Provided material:

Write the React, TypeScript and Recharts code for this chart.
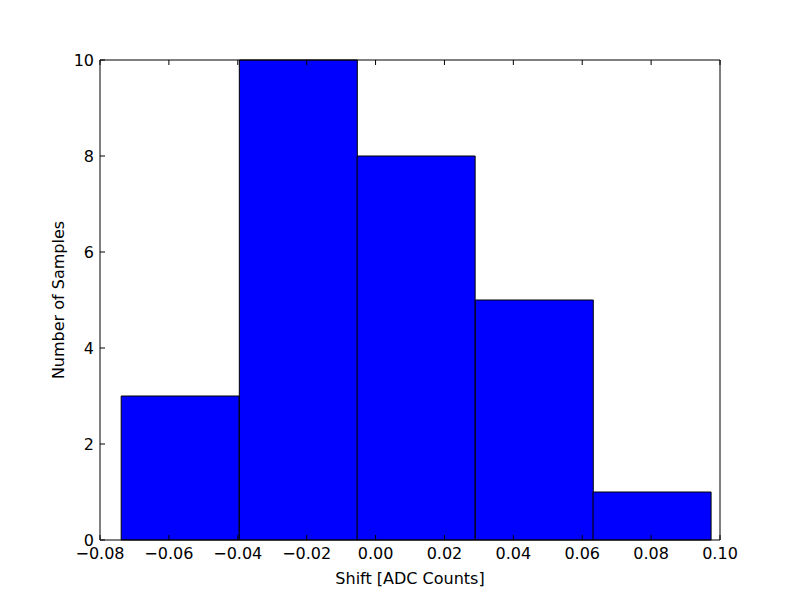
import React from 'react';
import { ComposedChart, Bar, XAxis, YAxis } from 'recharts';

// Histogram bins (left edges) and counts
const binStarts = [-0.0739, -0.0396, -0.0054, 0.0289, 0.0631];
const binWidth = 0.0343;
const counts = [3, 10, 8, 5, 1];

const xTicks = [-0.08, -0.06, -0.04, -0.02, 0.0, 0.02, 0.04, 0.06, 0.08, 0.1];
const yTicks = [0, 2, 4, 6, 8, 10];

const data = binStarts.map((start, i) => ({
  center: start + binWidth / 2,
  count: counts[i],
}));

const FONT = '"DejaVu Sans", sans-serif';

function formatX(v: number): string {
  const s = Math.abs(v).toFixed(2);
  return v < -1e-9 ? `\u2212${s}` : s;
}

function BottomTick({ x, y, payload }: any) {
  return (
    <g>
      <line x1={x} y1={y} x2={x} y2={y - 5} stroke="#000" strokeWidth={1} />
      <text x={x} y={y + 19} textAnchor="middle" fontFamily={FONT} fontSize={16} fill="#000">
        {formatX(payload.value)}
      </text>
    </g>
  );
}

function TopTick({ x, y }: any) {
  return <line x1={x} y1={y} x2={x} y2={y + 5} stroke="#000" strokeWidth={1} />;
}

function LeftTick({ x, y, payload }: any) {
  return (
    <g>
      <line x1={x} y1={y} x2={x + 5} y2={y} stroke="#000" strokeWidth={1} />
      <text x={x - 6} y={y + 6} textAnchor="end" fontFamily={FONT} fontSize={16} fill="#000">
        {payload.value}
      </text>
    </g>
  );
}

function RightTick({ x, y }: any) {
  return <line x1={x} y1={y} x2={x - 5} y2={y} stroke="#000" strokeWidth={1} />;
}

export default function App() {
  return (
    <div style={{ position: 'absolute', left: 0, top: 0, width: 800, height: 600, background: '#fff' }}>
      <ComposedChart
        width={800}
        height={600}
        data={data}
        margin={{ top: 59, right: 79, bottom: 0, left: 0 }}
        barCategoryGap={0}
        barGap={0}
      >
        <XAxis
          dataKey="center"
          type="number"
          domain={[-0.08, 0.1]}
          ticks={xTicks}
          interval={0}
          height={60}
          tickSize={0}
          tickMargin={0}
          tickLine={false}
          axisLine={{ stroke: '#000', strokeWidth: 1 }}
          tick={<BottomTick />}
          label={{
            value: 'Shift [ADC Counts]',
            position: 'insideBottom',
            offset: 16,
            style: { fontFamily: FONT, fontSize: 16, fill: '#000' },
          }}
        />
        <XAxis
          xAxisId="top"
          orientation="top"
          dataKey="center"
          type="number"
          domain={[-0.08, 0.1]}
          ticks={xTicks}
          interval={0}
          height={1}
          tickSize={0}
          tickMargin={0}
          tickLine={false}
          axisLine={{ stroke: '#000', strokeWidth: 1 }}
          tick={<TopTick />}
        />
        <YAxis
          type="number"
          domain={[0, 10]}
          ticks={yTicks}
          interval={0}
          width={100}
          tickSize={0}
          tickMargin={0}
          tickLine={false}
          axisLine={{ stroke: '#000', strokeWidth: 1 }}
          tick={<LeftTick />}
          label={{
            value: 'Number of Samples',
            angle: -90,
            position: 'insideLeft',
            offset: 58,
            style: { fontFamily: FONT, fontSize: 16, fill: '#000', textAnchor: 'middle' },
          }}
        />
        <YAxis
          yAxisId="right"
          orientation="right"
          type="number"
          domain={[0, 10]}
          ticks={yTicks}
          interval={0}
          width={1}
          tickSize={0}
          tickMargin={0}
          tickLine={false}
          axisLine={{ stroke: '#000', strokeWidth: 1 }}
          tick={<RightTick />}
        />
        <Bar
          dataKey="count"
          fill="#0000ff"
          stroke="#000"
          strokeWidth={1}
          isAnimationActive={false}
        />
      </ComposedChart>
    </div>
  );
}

Written exercise: Using the listing above, return all lines where the word "React" occurs.

Problem solution:
Write the React, TypeScript and Recharts code for this chart.
import React from 'react';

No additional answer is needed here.